La mitad sobreviviente del edificio de La Continental tiene planta baja y dos pisos en el cuerpo que da a Bolívar, y planta baja y un piso en los dos cuerpos que dan al pasaje en sí. En todos los casos se accede por escaleras distribuidas parejamente a lo largo de la calle interior, que llevan a vestíbulos de circulación absurdamente amplios, como patios interiores. Los departamentos originales tienen números variables de ambientes, baño completo y cocina, lo que facilita convertirlos en habitaciones de hotel en suite. Una de las tareas que se están realizando es el rescate prolijo de azulejos y mayólicas en cada baño y cocina, para recolocarlos. Lo mismo ocurre con una verdadera colección de bañaderas enlozadas con patas de león y muchos sanitarios originales.
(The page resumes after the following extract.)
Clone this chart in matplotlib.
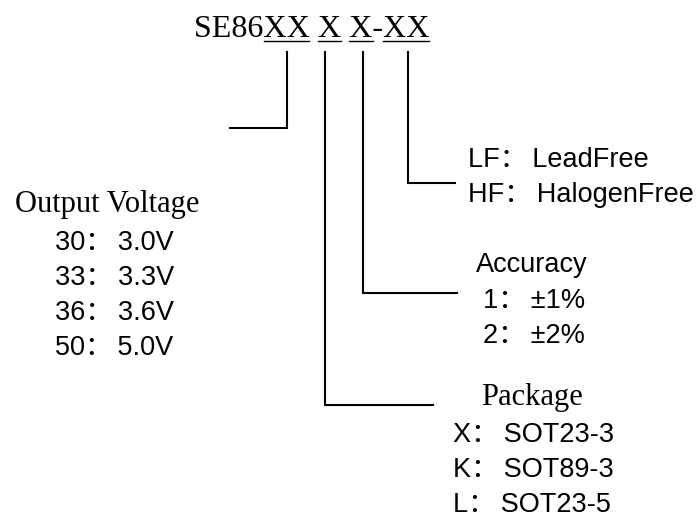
import matplotlib.pyplot as plt

# part number code and its fields
part_code = 'SE86XX X X-XX'
underline_spans = [(264, 309), (318, 341), (349, 373), (383, 429)]

voltage_title = 'Output Voltage'
voltage_codes = ['30', '33', '36', '50']
voltage_values = ['3.0V', '3.3V', '3.6V', '5.0V']

green_codes = ['LF', 'HF']
green_values = ['LeadFree', 'HalogenFree']

accuracy_title = 'Accuracy'
accuracy_codes = ['1', '2']
accuracy_values = ['±1%', '±2%']

package_title = 'Package'
package_codes = ['X', 'K', 'L']
package_values = ['SOT23-3', 'SOT89-3', 'SOT23-5']

serif = ['Liberation Serif', 'DejaVu Serif']
sans = ['Liberation Sans', 'Noto Sans CJK SC']

fig = plt.figure(figsize=(6.99, 5.17), dpi=100)
ax = fig.add_axes([0, 0, 1, 1])
ax.set_xlim(0, 699)
ax.set_ylim(517, 0)
ax.axis('off')

# title and underlines
ax.text(194, 37, part_code, family=serif, fontsize=23, ha='left', va='baseline')
for x0, x1 in underline_spans:
    ax.plot([x0, x1], [41, 41], color='black', lw=1.0)

lw = 1.5
# connectors: (x of vertical, y of elbow, x end of horizontal)
connectors = [(287, 128, 230), (325, 405, 433), (363, 293, 457), (408, 183, 455)]
for xv, ye, xe in connectors:
    ax.plot([xv, xv, xe], [52, ye, ye], color='black', lw=lw,
            solid_joinstyle='miter')

def option_list(x, y0, step, codes, values):
    for i, (c, v) in enumerate(zip(codes, values)):
        ax.text(x, y0 + i * step, c + '：\u2009' + v, family=sans, fontsize=19.5,
                ha='left', va='baseline')

# output voltage
ax.text(15, 212, voltage_title, family=serif, fontsize=22, ha='left', va='baseline')
option_list(55, 250, 35, voltage_codes, voltage_values)

# lead / halogen free
option_list(468, 167, 35, green_codes, green_values)

# accuracy
ax.text(532, 272, accuracy_title, family=sans, fontsize=19.5, ha='center', va='baseline')
option_list(483, 308, 35, accuracy_codes, accuracy_values)

# package
ax.text(532, 405, package_title, family=serif, fontsize=22, ha='center', va='baseline')
option_list(453, 442, 35, package_codes, package_values)

fig.savefig('out.png', dpi=100)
Carrió abjura de eso de tirar paredes abajo y sólo va a alterar la planta de un local, el que será restaurante, que de todos modos ya fue completamente cambiada a lo largo de su largo siglo de vida. De hecho, el único cambio drástico en el predio será la urbanización de la terraza, hoy un mar de carpeta asfáltica y cables, que será un jardín urbano. Para no alterar el aspecto del pasaje, en lugar de rejas se usarán vidrios como parapeto, bien retirados para que no se vean, y el puente que unirá ambos lados será lo más liviano posible y probablemente acabe en los fondos, para que no corte el cielo.
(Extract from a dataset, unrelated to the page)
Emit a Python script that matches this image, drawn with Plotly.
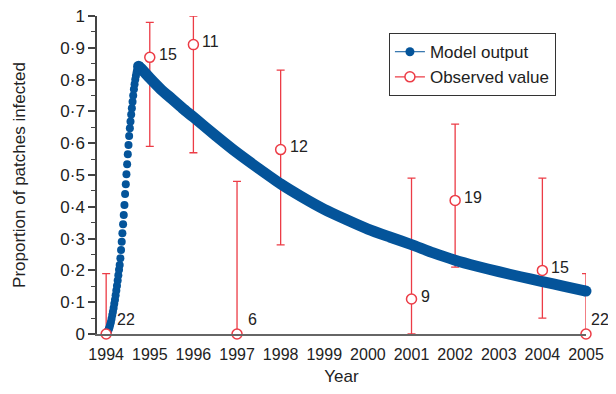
import plotly.graph_objects as go
import numpy as np

# ---- Data ----
# Model output, rising phase (individual dots)
rise_years = [1994.000, 1994.016, 1994.031, 1994.047, 1994.062, 1994.078, 1994.093, 1994.109,
              1994.124, 1994.140, 1994.155, 1994.171, 1994.186, 1994.202, 1994.217, 1994.233,
              1994.248, 1994.264, 1994.279, 1994.295, 1994.310, 1994.326, 1994.341, 1994.357,
              1994.372, 1994.388, 1994.403, 1994.419, 1994.434, 1994.450, 1994.465, 1994.481,
              1994.496, 1994.512, 1994.527, 1994.543, 1994.558, 1994.574, 1994.589, 1994.605,
              1994.620, 1994.636, 1994.651, 1994.667, 1994.682, 1994.698, 1994.713, 1994.729,
              1994.744]
rise_values = [0.000, 0.003, 0.007, 0.011, 0.016, 0.022, 0.030, 0.038,
               0.048, 0.060, 0.070, 0.082, 0.095, 0.108, 0.122, 0.137,
               0.152, 0.168, 0.185, 0.202, 0.217, 0.238, 0.264, 0.290,
               0.317, 0.345, 0.374, 0.406, 0.440, 0.471, 0.502, 0.534,
               0.565, 0.594, 0.623, 0.647, 0.668, 0.690, 0.710, 0.730,
               0.750, 0.770, 0.785, 0.800, 0.812, 0.823, 0.832, 0.838,
               0.842]

# Model output, decay phase (dense band)
decay_years = [1994.744, 1994.8, 1994.9, 1995.0, 1995.25, 1995.5, 1995.75, 1996.0,
               1996.5, 1997.0, 1997.5, 1998.0, 1998.5, 1999.0, 1999.5, 2000.0,
               2000.5, 2001.0, 2001.5, 2002.0, 2002.5, 2003.0, 2003.5, 2004.0,
               2004.5, 2005.0]
decay_values = [0.842, 0.835, 0.820, 0.805, 0.770, 0.740, 0.710, 0.682,
                0.625, 0.570, 0.520, 0.472, 0.430, 0.392, 0.360, 0.330,
                0.305, 0.281, 0.255, 0.232, 0.213, 0.196, 0.180, 0.165,
                0.150, 0.135]

# Observed values
obs_years = [1994, 1995, 1996, 1997, 1998, 2001, 2002, 2004, 2005]
obs_values = [0.0, 0.87, 0.91, 0.0, 0.58, 0.11, 0.42, 0.20, 0.0]
obs_low = [0.0, 0.59, 0.57, 0.0, 0.28, 0.0, 0.21, 0.05, 0.0]
obs_high = [0.19, 0.98, 1.0, 0.48, 0.83, 0.49, 0.66, 0.49, 0.19]
obs_n = [22, 15, 11, 6, 12, 9, 19, 15, 22]

year_ticks = list(range(1994, 2006))
y_ticks = [0, 0.1, 0.2, 0.3, 0.4, 0.5, 0.6, 0.7, 0.8, 0.9, 1.0]
y_ticktext = ['0', '0·1', '0·2', '0·3', '0·4', '0·5', '0·6', '0·7', '0·8', '0·9', '1']

BLUE = '#04549a'
RED = '#ec3c46'
FONT = 'Liberation Sans, Arial, sans-serif'
TXT = '#222'

err_plus = [h - v for h, v in zip(obs_high, obs_values)]
err_minus = [v - l for v, l in zip(obs_values, obs_low)]

fig = go.Figure()

# error bars (under the model curve)
fig.add_trace(go.Scatter(
    x=obs_years, y=obs_values, mode='markers',
    marker=dict(size=1, color='rgba(0,0,0,0)'),
    error_y=dict(type='data', array=err_plus, arrayminus=err_minus,
                 color=RED, thickness=1.3, width=4),
    showlegend=False, hoverinfo='skip', cliponaxis=False))

# model decay band
fig.add_trace(go.Scatter(
    x=decay_years, y=decay_values, mode='lines',
    line=dict(color=BLUE, width=11, shape='spline', smoothing=0.6),
    showlegend=False, cliponaxis=False))
# rounded ends of the band
fig.add_trace(go.Scatter(
    x=[decay_years[0], decay_years[-1]], y=[decay_values[0], decay_values[-1]],
    mode='markers', marker=dict(color=BLUE, size=11),
    showlegend=False, cliponaxis=False))

# model rising dots
fig.add_trace(go.Scatter(
    x=rise_years, y=rise_values, mode='markers',
    marker=dict(color=BLUE, size=8),
    showlegend=False, cliponaxis=False))

# observed markers
fig.add_trace(go.Scatter(
    x=obs_years, y=obs_values, mode='markers',
    marker=dict(symbol='circle', size=10, color='white',
                line=dict(color=RED, width=1.5)),
    showlegend=False, cliponaxis=False))

# legend entries
fig.add_trace(go.Scatter(
    x=[None], y=[None], mode='lines+markers', name='Model output',
    line=dict(color=BLUE, width=1), marker=dict(color=BLUE, size=9),
    legendgroup='a'))
fig.add_trace(go.Scatter(
    x=[None], y=[None], mode='lines+markers', name='Observed value',
    line=dict(color=RED, width=1.3),
    marker=dict(color='white', size=10, line=dict(color=RED, width=1.5)),
    legendgroup='b'))

last_year = max(obs_years)
for yr, v, n in zip(obs_years, obs_values, obs_n):
    if v == 0:
        xs, ys = (3 if yr == last_year else 9), 15
    else:
        xs, ys = 7, 3
    fig.add_annotation(x=yr, y=v, text=str(n), showarrow=False,
                       xanchor='left', yanchor='middle',
                       xshift=xs, yshift=ys,
                       font=dict(family=FONT, size=16, color=TXT))

# the page body has an 8px margin, so the figure is sized/offset to compensate
fig.update_layout(
    width=600, height=378,
    margin=dict(l=89, r=22, t=8, b=52, autoexpand=False),
    paper_bgcolor='white', plot_bgcolor='white',
    font=dict(family=FONT, size=15, color=TXT),
    legend=dict(x=0.597, y=0.946, xanchor='left', yanchor='top',
                bordercolor='#333', borderwidth=1, bgcolor='white',
                font=dict(family=FONT, size=17, color=TXT),
                tracegroupgap=0, traceorder='grouped'),
    showlegend=True,
)

fig.update_xaxes(
    range=[1993.79, 2005.0], tickmode='array', tickvals=year_ticks,
    ticktext=[str(y) for y in year_ticks],
    showgrid=False, zeroline=False, showline=True, linecolor='#666', linewidth=2,
    ticks='', ticklabelstandoff=5, automargin=False, ticklabeloverflow='allow',
    tickfont=dict(family=FONT, size=16, color=TXT),
    title=dict(text='Year', font=dict(family=FONT, size=17, color=TXT), standoff=9))

fig.update_yaxes(
    range=[0, 1.0], tickmode='array', tickvals=y_ticks, ticktext=y_ticktext,
    showgrid=False, zeroline=False, showline=True, linecolor='#444', linewidth=1.5,
    ticks='outside', ticklen=7, tickwidth=1.5, tickcolor='#444', automargin=False,
    ticklabeloverflow='allow',
    minor=dict(tickvals=list(np.round(np.arange(0.05, 1.0, 0.1), 2)),
               ticks='outside', ticklen=4, tickwidth=1.2, tickcolor='#444'),
    tickfont=dict(family=FONT, size=17, color=TXT),
    title=dict(text='Proportion of patches infected',
               font=dict(family=FONT, size=17, color=TXT), standoff=30))

fig.write_html('out.html')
La obra se está haciendo con tiempo. Por ahora tomó lo más básico –cubiertas, cañerías, instalaciones– y la larga tarea de comunicar los sótanos de los dos locales principales con un túnel que será también una cava. La limpieza general de remodelaciones, agregados y demás porquerías ya permite ver unas columnas de fundición de elegancia atemporal, además de ladrillerías tan bonitas que algunas partes quedarán expuestas como parte de la decoración. Cateando aquí y allá, Carrió encontró sorpresas. Por ejemplo, que el cielo raso del hall de entrada, una superficie lisa con infinitas capas de pintura, es falso y esconde su ornamentación original de ménsulas estriadas y molduras de huevo y flecha.

Otra preocupación es la inserción urbana del nuevo hotel. La fachada será recuperada y recibirá muy discretos ornamentos ya perdidos. Los balcones, estropeados que ni a propósito, serán reconstruidos y decorados con piezas escultóricas de Carrió, que también ejerce la plástica. Como la torre vecina –ésa de la mediocridad llamativa– está retirada de la vieja línea municipal, se abrirán ventanas al costado. Todos los cerramientos originales están siendo recuperados y los centrales van a conservar hasta sus celosías de madera.

Tomará su tiempo, pero la ciudad va a recobrar un espacio masticado por el descuido, uno abierto al público y en el medio de esa zona gris entre Plaza de Mayo y San Telmo que no termina de encontrar su vocación. Es además un edificio hermoso y cargado de historia, que parece estar en buenas manos.